-- EXERCISE --
Print exactly the lines from the first one down to the line that contains "const yMinorStep = 0.00004;", both included, and skip the pictures.

-- DATA LINES --
* * *

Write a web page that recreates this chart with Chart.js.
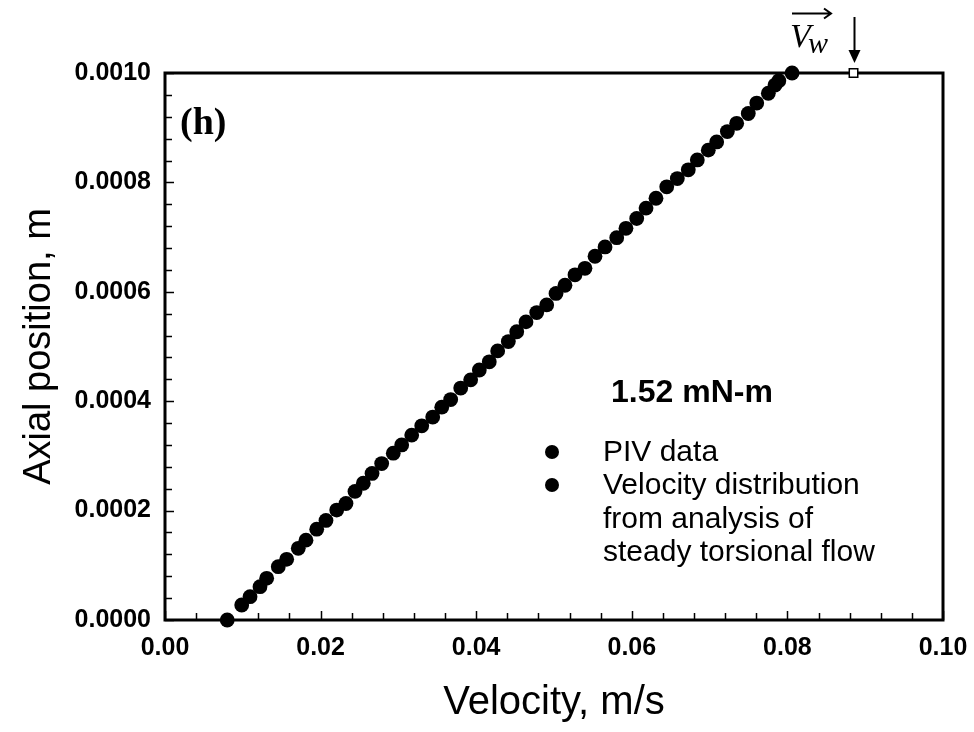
<!DOCTYPE html>
<html>
<head>
<meta charset="utf-8">
<script src="https://cdn.jsdelivr.net/npm/chart.js@4.4.1/dist/chart.umd.min.js"></script>
<style>
  html, body { margin: 0; padding: 0; background: #fff; }
  #wrap { width: 974px; height: 732px; }
</style>
</head>
<body>
<div id="wrap"><canvas id="chart" width="974" height="732"></canvas></div>
<script>
// PIV data (velocity m/s, axial position m)
const pivVelocity = [
    0.00986, 0.01093, 0.01221, 0.01307, 0.01456, 0.01564, 0.01713, 0.01812, 0.01950, 0.02069,
    0.02207, 0.02326, 0.02442, 0.02549, 0.02661, 0.02785, 0.02934, 0.03042, 0.03171, 0.03300,
    0.03441, 0.03557, 0.03672, 0.03801, 0.03929, 0.04040, 0.04168, 0.04276, 0.04413, 0.04521,
    0.04640, 0.04778, 0.04906, 0.05026, 0.05141, 0.05270, 0.05398, 0.05527, 0.05656, 0.05806,
    0.05925, 0.06063, 0.06183, 0.06311, 0.06449, 0.06585, 0.06726, 0.06842, 0.06983, 0.07091,
    0.07228, 0.07348, 0.07497, 0.07606, 0.07755, 0.07841, 0.07890
];
const pivPosition = [
    0.0000274, 0.0000426, 0.0000609, 0.0000762, 0.0000974, 0.000111, 0.000131, 0.000146, 0.000166, 0.000182,
    0.000201, 0.000213, 0.000235, 0.000250, 0.000268, 0.000286, 0.000305, 0.000320, 0.000338, 0.000355,
    0.000371, 0.000389, 0.000403, 0.000424, 0.000439, 0.000457, 0.000472, 0.000492, 0.000509, 0.000527,
    0.000545, 0.000562, 0.000576, 0.000597, 0.000612, 0.000631, 0.000643, 0.000665, 0.000682, 0.000699,
    0.000716, 0.000734, 0.000753, 0.000771, 0.000792, 0.000807, 0.000823, 0.000841, 0.000859, 0.000874,
    0.000893, 0.000908, 0.000926, 0.000945, 0.000963, 0.000978, 0.000986
];

// steady torsional flow analysis (end points visible)
const analysisVelocity = [0.0080, 0.0806];
const analysisPosition = [0.0000, 0.0010];

// wall velocity marker
const wallVelocity = [0.0885];
const wallPosition = [0.0010];

const xTicks = [0.00, 0.02, 0.04, 0.06, 0.08, 0.10];
const yTicks = [0.0000, 0.0002, 0.0004, 0.0006, 0.0008, 0.0010];
const xMinorStep = 0.004;
const yMinorStep = 0.00004;

const torqueLabel = '1.52 mN-m';
const pivLabel = 'PIV data';
const analysisLabel = ['Velocity distribution', 'from analysis of', 'steady torsional flow'];

const SANS = '"Liberation Sans", Arial, sans-serif';
const SERIF = '"Liberation Serif", "DejaVu Serif", serif';

function toPoints(xs, ys) {
    return xs.map((x, i) => ({ x: x, y: ys[i] }));
}

// frame + inward ticks, drawn under the points
const framePlugin = {
    id: 'frame',
    beforeDatasetsDraw(chart) {
        const { ctx, chartArea: a, scales: { x, y } } = chart;
        ctx.save();
        ctx.strokeStyle = '#000';
        ctx.lineWidth = 1.5;
        ctx.beginPath();
        for (let i = 0; i <= Math.round(0.1 / xMinorStep); i++) {
            const v = i * xMinorStep;
            const px = Math.round(x.getPixelForValue(v)) + 0.5;
            const major = i % 5 === 0;
            ctx.moveTo(px, a.bottom);
            ctx.lineTo(px, a.bottom - (major ? 9 : 7));
        }
        for (let i = 0; i <= Math.round(0.001 / yMinorStep); i++) {
            const v = i * yMinorStep;
            const py = Math.round(y.getPixelForValue(v)) + 0.5;
            const major = i % 5 === 0;
            ctx.moveTo(a.left, py);
            ctx.lineTo(a.left + (major ? 9 : 7), py);
        }
        ctx.stroke();
        ctx.lineWidth = 3;
        ctx.strokeRect(a.left, a.top, a.right - a.left, a.bottom - a.top);
        ctx.restore();
    }
};

// panel letter, legend text, wall velocity arrow and label
const notesPlugin = {
    id: 'notes',
    afterDraw(chart) {
        const { ctx, chartArea: a, scales: { x, y } } = chart;
        ctx.save();
        ctx.fillStyle = '#000';
        ctx.strokeStyle = '#000';

        ctx.font = 'bold 38px ' + SERIF;
        ctx.textBaseline = 'alphabetic';
        ctx.textAlign = 'left';
        ctx.fillText('(h)', 180, 134);

        // torque and legend
        ctx.font = 'bold 32px ' + SANS;
        ctx.textBaseline = 'middle';
        ctx.fillText(torqueLabel, 611, 393);

        ctx.font = '30px ' + SANS;
        const sets = chart.data.datasets;
        ctx.beginPath();
        ctx.arc(552, 452, 7, 0, Math.PI * 2);
        ctx.fillStyle = sets[0].backgroundColor;
        ctx.fill();
        ctx.beginPath();
        ctx.arc(552, 485, 7, 0, Math.PI * 2);
        ctx.fillStyle = sets[1].backgroundColor;
        ctx.fill();
        ctx.fillStyle = '#000';
        ctx.fillText(pivLabel, 603, 453);
        analysisLabel.forEach((line, i) => ctx.fillText(line, 603, 486 + i * 33.5));

        // wall velocity arrow
        const wx = Math.round(x.getPixelForValue(wallVelocity[0])) + 0.5;
        const wy = y.getPixelForValue(wallPosition[0]);
        ctx.lineWidth = 2;
        ctx.beginPath();
        ctx.moveTo(wx, wy - 56);
        ctx.lineTo(wx, wy - 20);
        ctx.stroke();
        ctx.beginPath();
        ctx.moveTo(wx - 6, wy - 23);
        ctx.lineTo(wx + 6, wy - 23);
        ctx.lineTo(wx, wy - 10);
        ctx.closePath();
        ctx.fill();

        // V_w with vector arrow
        ctx.textBaseline = 'alphabetic';
        ctx.font = 'italic 34px ' + SERIF;
        ctx.fillText('V', 790, 47);
        ctx.font = 'italic 30px ' + SERIF;
        ctx.fillText('w', 808, 53);
        ctx.lineWidth = 2;
        ctx.beginPath();
        ctx.moveTo(792, 13.5);
        ctx.lineTo(831, 13.5);
        ctx.moveTo(824, 8.5);
        ctx.lineTo(831, 13.5);
        ctx.lineTo(824, 18.5);
        ctx.stroke();
        ctx.restore();
    }
};

const ctx = document.getElementById('chart').getContext('2d');
const chart = new Chart(ctx, {
    type: 'scatter',
    data: {
        datasets: [
            {
                label: pivLabel,
                data: toPoints(pivVelocity, pivPosition),
                backgroundColor: '#000',
                borderWidth: 0,
                pointRadius: 7.4,
                clip: false
            },
            {
                label: analysisLabel.join(' '),
                data: toPoints(analysisVelocity, analysisPosition),
                backgroundColor: '#000',
                borderWidth: 0,
                pointRadius: 7.4,
                clip: false
            },
            {
                label: 'Vw',
                data: toPoints(wallVelocity, wallPosition),
                pointStyle: 'rect',
                backgroundColor: '#fff',
                borderColor: '#000',
                borderWidth: 1.5,
                pointRadius: 6,
                clip: false
            }
        ]
    },
    options: {
        responsive: false,
        animation: false,
        devicePixelRatio: 1,
        layout: { padding: { top: 73, right: 31, left: 0, bottom: 0 } },
        plugins: {
            legend: { display: false },
            tooltip: { enabled: false }
        },
        scales: {
            x: {
                type: 'linear',
                min: 0,
                max: 0.1,
                grid: { display: false, drawTicks: false },
                border: { display: false },
                afterBuildTicks: (scale) => { scale.ticks = xTicks.map(v => ({ value: v })); },
                afterFit: (scale) => {
                    scale.height = 112;
                    scale.paddingLeft = 0;
                    scale.paddingRight = 0;
                },
                ticks: {
                    padding: 13,
                    color: '#000',
                    font: { family: SANS, size: 25, weight: 'bold' },
                    maxRotation: 0,
                    callback: (v) => Number(v).toFixed(2)
                },
                title: {
                    display: true,
                    text: 'Velocity, m/s',
                    color: '#000',
                    font: { family: SANS, size: 40 },
                    padding: { top: 0, bottom: 5 }
                }
            },
            y: {
                type: 'linear',
                min: 0,
                max: 0.001,
                grid: { display: false, drawTicks: false },
                border: { display: false },
                afterBuildTicks: (scale) => { scale.ticks = yTicks.map(v => ({ value: v })); },
                afterFit: (scale) => {
                    scale.width = 165;
                    scale.paddingTop = 0;
                    scale.paddingBottom = 0;
                },
                ticks: {
                    padding: 14,
                    color: '#000',
                    font: { family: SANS, size: 25, weight: 'bold' },
                    callback: (v) => Number(v).toFixed(4)
                },
                title: {
                    display: true,
                    text: 'Axial position, m',
                    color: '#000',
                    font: { family: SANS, size: 38 },
                    padding: { top: 17, bottom: 0 }
                }
            }
        }
    },
    plugins: [framePlugin, notesPlugin]
});
</script>
</body>
</html>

* * *

-- EXERCISE OUTPUT --
Write a web page that recreates this chart with Chart.js.
<!DOCTYPE html>
<html>
<head>
<meta charset="utf-8">
<script src="https://cdn.jsdelivr.net/npm/chart.js@4.4.1/dist/chart.umd.min.js"></script>
<style>
  html, body { margin: 0; padding: 0; background: #fff; }
  #wrap { width: 974px; height: 732px; }
</style>
</head>
<body>
<div id="wrap"><canvas id="chart" width="974" height="732"></canvas></div>
<script>
// PIV data (velocity m/s, axial position m)
const pivVelocity = [
    0.00986, 0.01093, 0.01221, 0.01307, 0.01456, 0.01564, 0.01713, 0.01812, 0.01950, 0.02069,
    0.02207, 0.02326, 0.02442, 0.02549, 0.02661, 0.02785, 0.02934, 0.03042, 0.03171, 0.03300,
    0.03441, 0.03557, 0.03672, 0.03801, 0.03929, 0.04040, 0.04168, 0.04276, 0.04413, 0.04521,
    0.04640, 0.04778, 0.04906, 0.05026, 0.05141, 0.05270, 0.05398, 0.05527, 0.05656, 0.05806,
    0.05925, 0.06063, 0.06183, 0.06311, 0.06449, 0.06585, 0.06726, 0.06842, 0.06983, 0.07091,
    0.07228, 0.07348, 0.07497, 0.07606, 0.07755, 0.07841, 0.07890
];
const pivPosition = [
    0.0000274, 0.0000426, 0.0000609, 0.0000762, 0.0000974, 0.000111, 0.000131, 0.000146, 0.000166, 0.000182,
    0.000201, 0.000213, 0.000235, 0.000250, 0.000268, 0.000286, 0.000305, 0.000320, 0.000338, 0.000355,
    0.000371, 0.000389, 0.000403, 0.000424, 0.000439, 0.000457, 0.000472, 0.000492, 0.000509, 0.000527,
    0.000545, 0.000562, 0.000576, 0.000597, 0.000612, 0.000631, 0.000643, 0.000665, 0.000682, 0.000699,
    0.000716, 0.000734, 0.000753, 0.000771, 0.000792, 0.000807, 0.000823, 0.000841, 0.000859, 0.000874,
    0.000893, 0.000908, 0.000926, 0.000945, 0.000963, 0.000978, 0.000986
];

// steady torsional flow analysis (end points visible)
const analysisVelocity = [0.0080, 0.0806];
const analysisPosition = [0.0000, 0.0010];

// wall velocity marker
const wallVelocity = [0.0885];
const wallPosition = [0.0010];

const xTicks = [0.00, 0.02, 0.04, 0.06, 0.08, 0.10];
const yTicks = [0.0000, 0.0002, 0.0004, 0.0006, 0.0008, 0.0010];
const xMinorStep = 0.004;
const yMinorStep = 0.00004;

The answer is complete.